What’s the biggest threat to Facebook?Some things leap to mind: Google, Twitter, the shift to mobile, government regulators.
But a top Facebook executive says those aren’t the real problem.
Instead, it’s reversion to the mean, according to Chamath Palihapitiya, who’s now a venture capitalist at the Social + Capital Partnership.
Reversion to the mean, or regression to the mean, is a concept from statistics. It basically says that exceptional performance can’t last forever.
Palihapitiya made the comments in a video interview he gave to Treehouse, an online-education startup he’s backed that’s focused on teaching technology skills like Web development that help its customers get jobs.
Palihapitiya joined Facebook in 2007, working on the social network’s growth and mobile efforts. Towards the end of his career, he also played a role in teaching new employees about the company’s culture.
Here’s how he described Facebook’s challenge:
When companies work, the biggest thing that happens is you revert to the mean. The mean is every crappy company out there. And we all work at crappy companies. We’ve all done it. We all look at our boss and think, “This guy’s an idiot. How does he have this job? This company is so stupid. I hate my job. Is it time to leave yet?”
We’ve all been in that position.
And so the real question that I was asking myself at Facebook was, “What happens and how do companies end up in this situation?” And my realisation was every company gets there eventually. But that last word is the most important.

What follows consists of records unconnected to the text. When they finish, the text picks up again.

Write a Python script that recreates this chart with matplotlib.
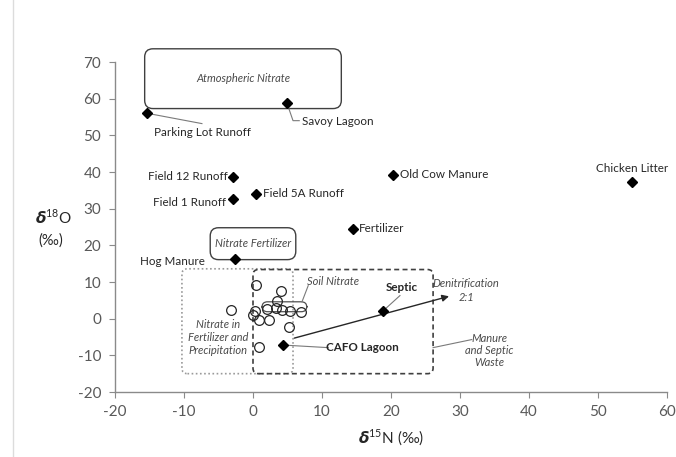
import matplotlib
matplotlib.use("Agg")
import matplotlib.pyplot as plt
from matplotlib.patches import FancyBboxPatch
from matplotlib.lines import Line2D

plt.rcParams['font.family'] = ['Lato', 'DejaVu Sans']
plt.rcParams['axes.unicode_minus'] = False

# Nitrate source end-members (d15N, d18O in permil)
source_names = ["Parking Lot Runoff", "Savoy Lagoon", "Field 12 Runoff", "Field 1 Runoff",
                "Field 5A Runoff", "Old Cow Manure", "Chicken Litter", "Fertilizer",
                "Hog Manure", "Septic", "CAFO Lagoon"]
source_d15N = [-15.3, 4.9, -2.9, -2.9, 0.4, 20.3, 54.9, 14.5, -2.6, 18.9, 4.4]
source_d18O = [56.0, 58.9, 38.7, 32.7, 34.1, 39.3, 37.4, 24.5, 16.4, 2.2, -7.2]

# Soil nitrate samples
soil_d15N = [0.4, 4.1, 3.5, -3.2, 0.3, 0.0, 2.0, 3.4, 4.2, 5.3, 6.9, 0.9, 2.3, 5.2, 0.9]
soil_d18O = [9.2, 7.6, 4.9, 2.4, 2.2, 1.1, 2.6, 2.9, 2.4, 2.2, 1.7, -0.5, -0.5, -2.4, -7.6]

x_ticks = [-20, -10, 0, 10, 20, 30, 40, 50, 60]
y_ticks = [-20, -10, 0, 10, 20, 30, 40, 50, 60, 70]

W, H = 676, 457
fig = plt.figure(figsize=(W / 100, H / 100), dpi=100)
fig.patch.set_facecolor("white")
ax = fig.add_axes([115 / W, (H - 392) / H, (667 - 115) / W, 330 / H])
ax.set_xlim(-20, 60)
ax.set_ylim(-20, 70)
ax.set_facecolor("none")

for s in ["top", "right"]:
    ax.spines[s].set_visible(False)
for s in ["left", "bottom"]:
    ax.spines[s].set_color("#8a8a8a")
    ax.spines[s].set_linewidth(1.0)
ax.set_xticks(x_ticks)
ax.set_yticks(y_ticks)
ax.tick_params(direction="out", length=4, color="#8a8a8a", labelsize=11,
               labelcolor="#595959")
ax.tick_params(axis="y", pad=6)
ax.tick_params(axis="x", pad=5)

# faint outer frame line on the left
fig.add_artist(Line2D([13 / W, 13 / W], [0, 1], color="#dcdcdc", lw=1.0))

# aspect ratio of data units for round corners
asp = (330 / 90) / (552 / 80)

def rbox(x0, y0, x1, y1, ls="-", color="#404040", lw=1.0, r=1.2):
    p = FancyBboxPatch((x0, y0), x1 - x0, y1 - y0,
                       boxstyle=f"round,pad=0,rounding_size={r}",
                       mutation_aspect=1 / asp, fc="none", ec=color, lw=lw,
                       ls=ls, clip_on=False, zorder=2)
    ax.add_patch(p)

ital = dict(style="italic", color="#4a4a4a", fontsize=8, ha="center", va="center")
lab = dict(color="#262626", fontsize=8.4, va="center")
lead = dict(color="#7a7a7a", lw=0.8)

# Region boxes
rbox(-15.7, 57.3, 12.8, 73.6)
ax.text(-1.45, 65.4, "Atmospheric Nitrate", **ital)
rbox(-6.2, 16.1, 6.2, 24.8)
ax.text(0, 20.4, "Nitrate Fertilizer", **ital)
rbox(-10.3, -15.0, 5.8, 13.6, ls=(0, (1, 1.5)), color="#9a9a9a", lw=1.2, r=0.8)
rbox(0.0, -15.0, 26.1, 13.4, ls=(0, (3, 2)), color="#404040", lw=1.2, r=0.8)
rbox(1.3, 1.9, 7.8, 4.6, color="#505050", lw=0.9, r=0.8)

ax.text(-5.1, -5.1, "Nitrate in\nFertilizer and\nPrecipitation", linespacing=1.25, **ital)
ax.text(11.6, 10.1, "Soil Nitrate", **ital)
ax.plot([8.0, 7.1], [9.0, 4.6], **lead)
ax.text(30.9, 7.6, "Denitrification\n2:1", linespacing=1.3, **ital)
ax.text(34.3, -8.7, "Manure\nand Septic\nWaste", linespacing=1.1, **ital)
ax.plot([26.1, 31.7], [-7.9, -5.7], **lead)

# Denitrification arrow
ax.annotate("", xy=(28.8, 6.3), xytext=(5.6, -5.5),
            arrowprops=dict(arrowstyle="-|>", color="#262626", lw=1.0,
                            mutation_scale=10), zorder=4)

# Soil nitrate samples
ax.plot(soil_d15N, soil_d18O, "o", ms=7, mfc="none", mec="#262626", mew=0.9,
        zorder=3)

# Source points
ax.plot(source_d15N, source_d18O, "D", ms=5.6, color="black", zorder=5,
        clip_on=False, ls="none")

src = dict(zip(source_names, zip(source_d15N, source_d18O)))

# Source labels
ax.plot([src["Parking Lot Runoff"][0], -7.4], [src["Parking Lot Runoff"][1], 53.2], **lead)
ax.text(-7.4, 50.9, "Parking Lot Runoff", ha="center", **lab)
ax.plot([src["Savoy Lagoon"][0], 5.8, 6.7], [src["Savoy Lagoon"][1], 54.0, 54.0], **lead)
ax.text(7.1, 53.9, "Savoy Lagoon", ha="left", **lab)
ax.text(-3.7, src["Field 12 Runoff"][1], "Field 12 Runoff", ha="right", **lab)
ax.text(-3.9, 31.8, "Field 1 Runoff", ha="right", **lab)
ax.text(1.4, src["Field 5A Runoff"][1], "Field 5A Runoff", ha="left", **lab)
ax.text(21.3, src["Old Cow Manure"][1], "Old Cow Manure", ha="left", **lab)
ax.text(54.9, 40.9, "Chicken Litter", ha="center", **lab)
ax.text(15.4, src["Fertilizer"][1], "Fertilizer", ha="left", **lab)
ax.text(-7.0, 15.6, "Hog Manure", ha="right", **lab)
ax.plot([src["Septic"][0], 21.3], [src["Septic"][1], 6.3], **lead)
ax.text(21.6, 8.5, "Septic", ha="center", fontweight="bold", **lab)
ax.plot([src["CAFO Lagoon"][0], 10.9], [src["CAFO Lagoon"][1], -7.9], **lead)
ax.text(15.9, -7.9, "CAFO Lagoon", ha="center", fontweight="bold", **lab)

# Axis titles
fig.text(53 / W, 1 - 217 / H, r"$\boldsymbol{\delta}^{\mathregular{18}}$O", ha="center",
         va="center", fontsize=11, color="#262626")
fig.text(51 / W, 1 - 241 / H, "(‰)", ha="center", va="center", fontsize=10.5,
         color="#262626")
fig.text(391 / W, 1 - 438 / H, r"$\boldsymbol{\delta}^{\mathregular{15}}$N (‰)", ha="center",
         va="center", fontsize=11, color="#262626")

fig.savefig("out.png", dpi=100)
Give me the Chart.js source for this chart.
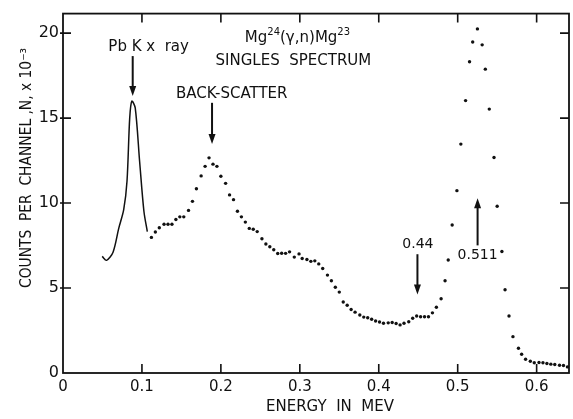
<!DOCTYPE html>
<html>
<head>
<meta charset="utf-8">
<script src="https://cdn.jsdelivr.net/npm/chart.js@4.4.0/dist/chart.umd.min.js"></script>
<style>
  html, body { margin: 0; padding: 0; background: #fff; }
  #wrap { width: 573px; height: 419px; }
</style>
</head>
<body>
<div id="wrap"><canvas id="spectrum" width="573" height="419"></canvas></div>
<script>
// solid trace through the Pb K x-ray peak (MeV, counts x 10^-3)
const peakEnergy = [0.0496, 0.0551, 0.0634, 0.0706, 0.0769, 0.0811, 0.0845, 0.0872, 0.0915, 0.0971, 0.1025, 0.1068];
const peakCounts = [6.86, 6.63, 7.11, 8.51, 9.61, 11.3, 15.0, 16.0, 15.6, 12.43, 9.52, 8.32];

// single channel readings, drawn as dots
const dotEnergy = [
  0.112, 0.117, 0.122, 0.128, 0.133, 0.138, 0.143, 0.148, 0.153, 0.159,
  0.164, 0.169, 0.175, 0.180, 0.185, 0.190, 0.195, 0.200, 0.206, 0.211,
  0.216, 0.221, 0.226, 0.231, 0.236, 0.241, 0.246, 0.252, 0.257, 0.262,
  0.267, 0.272, 0.277, 0.282, 0.287, 0.293, 0.299, 0.303, 0.309, 0.314,
  0.319, 0.324, 0.329, 0.335, 0.340, 0.345, 0.350, 0.355, 0.360, 0.365,
  0.370, 0.376, 0.381, 0.386, 0.391, 0.396, 0.401, 0.406, 0.412, 0.417,
  0.422, 0.427, 0.432, 0.438, 0.443, 0.448, 0.453, 0.458, 0.463, 0.468,
  0.473, 0.479, 0.484, 0.488, 0.493, 0.499, 0.504, 0.510, 0.515, 0.519,
  0.525, 0.531, 0.535, 0.540, 0.546, 0.550, 0.556, 0.560, 0.565, 0.570,
  0.577, 0.581, 0.586, 0.592, 0.597, 0.603, 0.608, 0.613, 0.618, 0.623,
  0.629, 0.634, 0.639
];
const dotCounts = [
  7.98, 8.30, 8.55, 8.75, 8.75, 8.75, 9.03, 9.19, 9.19, 9.57,
  10.1, 10.84, 11.6, 12.16, 12.66, 12.29, 12.16, 11.58, 11.16, 10.48,
  10.2, 9.52, 9.19, 8.88, 8.51, 8.46, 8.32, 7.9, 7.59, 7.43,
  7.25, 7.03, 7.05, 7.04, 7.13, 6.82, 7.01, 6.74, 6.68, 6.57,
  6.6, 6.42, 6.15, 5.76, 5.43, 5.05, 4.76, 4.18, 3.99, 3.74,
  3.58, 3.41, 3.29, 3.25, 3.16, 3.06, 3.0, 2.93, 2.95, 2.97,
  2.91, 2.83, 2.93, 3.02, 3.22, 3.35, 3.31, 3.31, 3.31, 3.54,
  3.87, 4.37, 5.43, 6.65, 8.71, 10.73, 13.47, 16.03, 18.32, 19.48,
  20.25, 19.31, 17.88, 15.53, 12.68, 9.81, 7.15, 4.9, 3.35, 2.14,
  1.46, 1.1, 0.81, 0.69, 0.6, 0.62, 0.6, 0.56, 0.52, 0.5,
  0.46, 0.44, 0.36
];

const xTicks = [0, 0.1, 0.2, 0.3, 0.4, 0.5, 0.6];
const yTicks = [0, 5, 10, 15, 20];

const FONT = "'DejaVu Sans', sans-serif";
const INK = "#111";

// ---------------------- HELPERS ------------------------
function arrow(ctx, x, y0, y1) {
  const dir = y1 > y0 ? 1 : -1;
  ctx.beginPath();
  ctx.moveTo(x, y0);
  ctx.lineTo(x, y1 - dir * 6);
  ctx.lineWidth = 2;
  ctx.stroke();
  ctx.beginPath();
  ctx.moveTo(x, y1);
  ctx.lineTo(x - 3.5, y1 - dir * 10);
  ctx.lineTo(x + 3.5, y1 - dir * 10);
  ctx.closePath();
  ctx.fill();
}

// draws "Mg24(y,n)Mg23" with raised mass numbers, centred on cx
function drawReaction(ctx, cx, cy) {
  const parts = [
    ["Mg", 15, 0], ["24", 10, -6], ["(γ,n)Mg", 15, 0], ["23", 10, -6]
  ];
  let total = 0;
  parts.forEach(p => { ctx.font = p[1] + "px " + FONT; total += ctx.measureText(p[0]).width; });
  let x = cx - total / 2;
  ctx.textAlign = "left";
  parts.forEach(p => {
    ctx.font = p[1] + "px " + FONT;
    ctx.fillText(p[0], x, cy + p[2]);
    x += ctx.measureText(p[0]).width;
  });
}

// ---------------------- FRAME, TICKS, LABELS ------------------------
const decorations = {
  id: "decorations",
  afterDraw(chart) {
    const { ctx, chartArea: a, scales } = chart;
    const sx = scales.x, sy = scales.y;
    ctx.save();
    ctx.strokeStyle = INK;
    ctx.fillStyle = INK;

    // box
    ctx.lineWidth = 1.8;
    ctx.strokeRect(a.left, a.top, a.right - a.left, a.bottom - a.top);

    // inward ticks on all four sides
    ctx.lineWidth = 1.6;
    ctx.beginPath();
    xTicks.forEach(v => {
      const px = sx.getPixelForValue(v);
      if (v > 0) {
        ctx.moveTo(px, a.bottom); ctx.lineTo(px, a.bottom - 9);
        ctx.moveTo(px, a.top); ctx.lineTo(px, a.top + 9);
      }
    });
    yTicks.forEach(v => {
      const py = sy.getPixelForValue(v);
      if (v > 0) {
        ctx.moveTo(a.left - 3, py); ctx.lineTo(a.left + 8, py);
        ctx.moveTo(a.right, py); ctx.lineTo(a.right - 9, py);
      }
    });
    ctx.stroke();

    // annotations
    ctx.textBaseline = "middle";
    ctx.textAlign = "center";
    ctx.font = "15px " + FONT;
    ctx.fillText("Pb K x  ray", sx.getPixelForValue(0.1085), sy.getPixelForValue(19.19), 84);
    arrow(ctx, sx.getPixelForValue(0.0883), sy.getPixelForValue(18.65), sy.getPixelForValue(16.3));

    drawReaction(ctx, sx.getPixelForValue(0.297), sy.getPixelForValue(19.7));
    ctx.textAlign = "center";
    ctx.font = "15px " + FONT;
    ctx.fillText("SINGLES  SPECTRUM", sx.getPixelForValue(0.2919), sy.getPixelForValue(18.38), 176);

    ctx.fillText("BACK-SCATTER", sx.getPixelForValue(0.2137), sy.getPixelForValue(16.42), 126);
    arrow(ctx, sx.getPixelForValue(0.1888), sy.getPixelForValue(15.9), sy.getPixelForValue(13.47));

    ctx.font = "14px " + FONT;
    ctx.fillText("0.44", sx.getPixelForValue(0.4496), sy.getPixelForValue(7.57), 36);
    arrow(ctx, sx.getPixelForValue(0.449), sy.getPixelForValue(6.99), sy.getPixelForValue(4.62));

    ctx.fillText("0.511", sx.getPixelForValue(0.5252), sy.getPixelForValue(6.94), 40);
    arrow(ctx, sx.getPixelForValue(0.5252), sy.getPixelForValue(7.51), sy.getPixelForValue(10.29));

    // axis titles
    ctx.font = "15px " + FONT;
    ctx.fillText("ENERGY  IN  MEV", 330, 407, 146);
    ctx.save();
    ctx.translate(27, 168);
    ctx.rotate(-Math.PI / 2);
    ctx.fillText("COUNTS  PER  CHANNEL ,N, x 10⁻³", 0, 0, 240);
    ctx.restore();

    ctx.restore();
  }
};

// ---------------------- CHART ------------------------
const ctx = document.getElementById("spectrum").getContext("2d");
new Chart(ctx, {
  type: "scatter",
  data: {
    datasets: [
      {
        data: peakEnergy.map((e, i) => ({ x: e, y: peakCounts[i] })),
        showLine: true,
        borderColor: INK,
        borderWidth: 1.5,
        pointRadius: 0,
        tension: 0.3,
      },
      {
        data: dotEnergy.map((e, i) => ({ x: e, y: dotCounts[i] })),
        backgroundColor: INK,
        borderWidth: 0,
        pointRadius: 1.7,
      },
    ],
  },
  options: {
    responsive: false,
    animation: false,
    layout: { padding: { top: 7, right: 2, left: 0, bottom: 0 } },
    plugins: { legend: { display: false }, tooltip: { enabled: false } },
    scales: {
      x: {
        type: "linear",
        min: 0,
        max: 0.641,
        grid: { display: false, drawTicks: false, tickLength: 0 },
        border: { display: false },
        afterBuildTicks: s => { s.ticks = xTicks.map(v => ({ value: v })); },
        afterFit: s => { s.height = 46; },
        ticks: {
          color: INK,
          padding: 5,
          maxRotation: 0,
          font: { family: FONT, size: 15 },
          callback: v => (v === 0 ? "0" : v.toFixed(1)),
        },
      },
      y: {
        type: "linear",
        min: 0,
        max: 21.15,
        grid: { display: false, drawTicks: false, tickLength: 0 },
        border: { display: false },
        afterBuildTicks: s => { s.ticks = yTicks.map(v => ({ value: v })); },
        afterFit: s => { s.width = 63; },
        ticks: {
          color: INK,
          padding: 4,
          font: { family: FONT, size: 16 },
          callback: v => String(v),
        },
      },
    },
  },
  plugins: [decorations],
});
</script>
</body>
</html>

And the challenge of a senior executive team is to prevent that regression to the mean. And culture is the only thing that does that.
At Facebook, Palihapitiya said he enforced the culture by “scar[ing] the living shit” out of new employees every week as part of their orientation.
In the interview, Palihapitiya even suggests that as an investor, he’ll end up reverting to the mean. Right now, he has some special insights from working on products like Facebook; AOL’s AIM and ICQ instant-messenger software; and Winamp, an early media player that presaged Apple’s iTunes. That won’t last, however.
“Four years from now, I’ll be as dumb as any other VC,” he said.
For now, Palihapitiya seems to be making some smart bets. He told Business Insider that he’s looking at investments in three main areas: healthcare, education, and financial services. He sees opportunities to use technology to solve societal problems in those fields.
Treehouse is one of his educational bets. It’s addressing the lack of practical skills that students receive in traditional higher education—not to mention the huge college-loan burdens they face.